Analysing Simon Mignolet's Start with Liverpool
It was just after 2:30 p.m. on the opening day of this Premier League season at Anfield, but it could have been any time on any number grounds that Liverpool have played at over the last few years.
Almost 90 minutes' worth of effort, the creation of chances and no little quality had yielded just the one goal from Daniel Sturridge, and the Reds had entered a period of the game in which they've shot themselves in the foot so often in the recent past.
Sure enough, Daniel Agger then picked up the pistol, stared down at his boots, took aim and fired.
The Dane's handball had gifted Stoke City a late penalty, and suddenly all the negativity of previous seasons came flooding back. The chance to start afresh, to indicate that a good season was possible and to suggest that things might have finally taken a turn for the better looked lost, with the new campaign set to start with the type of flat result that has haunted the Reds over their last few years looking up at the Premier League elite.
Enter a Belgian goalkeeper who was making his competitive Liverpool debut.
Simon Mignolet sprang to his right to keep out the spot kick from Jonathan Walters before immediately getting to his feet to block the rebound from an onrushing Kenwyne Jones.
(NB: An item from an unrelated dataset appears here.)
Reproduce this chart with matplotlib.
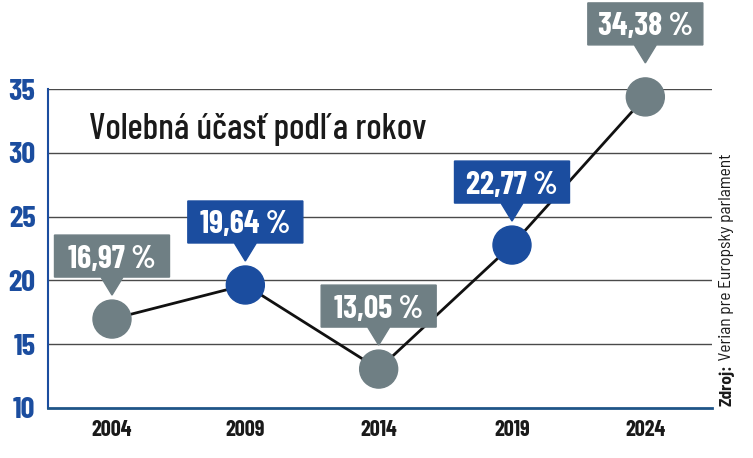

Anfield erupted, more in a state of defiance than anything. It was as if everyone inside the ground knew that everyone outside of it would have been waiting for the Reds to slip up, and the fact that Mignolet's save had ensured that wasn't going to happen made an instant hero of the goalkeeper.
For the man himself, it was a welcome as well as an instant impact.
The decision to loan Pepe Reina to Napoli was greeted with disappointment by some Reds fans who still felt that the Spaniard had much to offer the club—and the performances of the goalkeeper in Serie A so far certainly indicate his quality—but a clean break was probably best for both parties. Whether Mignolet was the best man to replace him was another matter entirely, though.
It is safe to say that many were unconvinced that the former Sunderland stopper had what it takes to guard the Reds goal when he arrived, and a nervy first half against Stoke hardly helped matters, but ever since then, Mignolet has barely put a foot wrong.
A strong candidate for the best goalkeeper in the division, the Belgian has slipped so seamlessly into Anfield life that it is possible to think that he's been there for hundreds of games, and not in fact that he's yet to get into double figures.
Despite already seeing the setup of his defence altered in his brief time at the club, Mignolet has remained a confident figure between the posts and has shown a great willingness to communicate with his defenders, as he indicated he does in his "French connection" with Kolo Toure, according to the Liverpool club website.
That approach will surely be applied to Toure's defensive colleague Mamadou Sakho too, but whoever plays in front of him, the goalkeeper looks to have the tools to command his area in a similar manner to Reina, something that Reds fans would have had reservations about when he joined.
They'd have seen him make fine, almost elastic-like saves for previous club Sunderland during his three years in the north east, something he has continued to do in virtually every game he's played for the Reds so far, but this commanding of his area and his distribution skills would have been the key concern for his new fans.
The quick throw out to Luis Suarez that ultimately ended in the Uruguayan's second goal in the win at Sunderland suggested that the latter quality is pretty strong too, and it'll need to be given the importance that Brendan Rodgers bases on possession and the fact that the current formation the Reds are playing lends itself very much to counter-attacking, too, especially away from home.
Of course, as with every aspect of this Liverpool season so far, the real, truer tests lie in the long months ahead, but Mignolet looks a fantastic addition for the Reds in an area where they have had quality in recent years, just not necessarily hunger.
Reina was and still is a fantastic goalkeeper, but after those nervy first few moments in front of the Kop against Stoke—moments in which he seemed to be slowly coming to terms with being a Liverpool player and being responsible for guarding that goal with a huge mass of red sat behind it—Mignolet is growing into a more than able replacement.
That penalty save from Walters kick-started what is turning into a promising season, and for that and perhaps so much more to come, the Reds have got their goalkeeper to thank.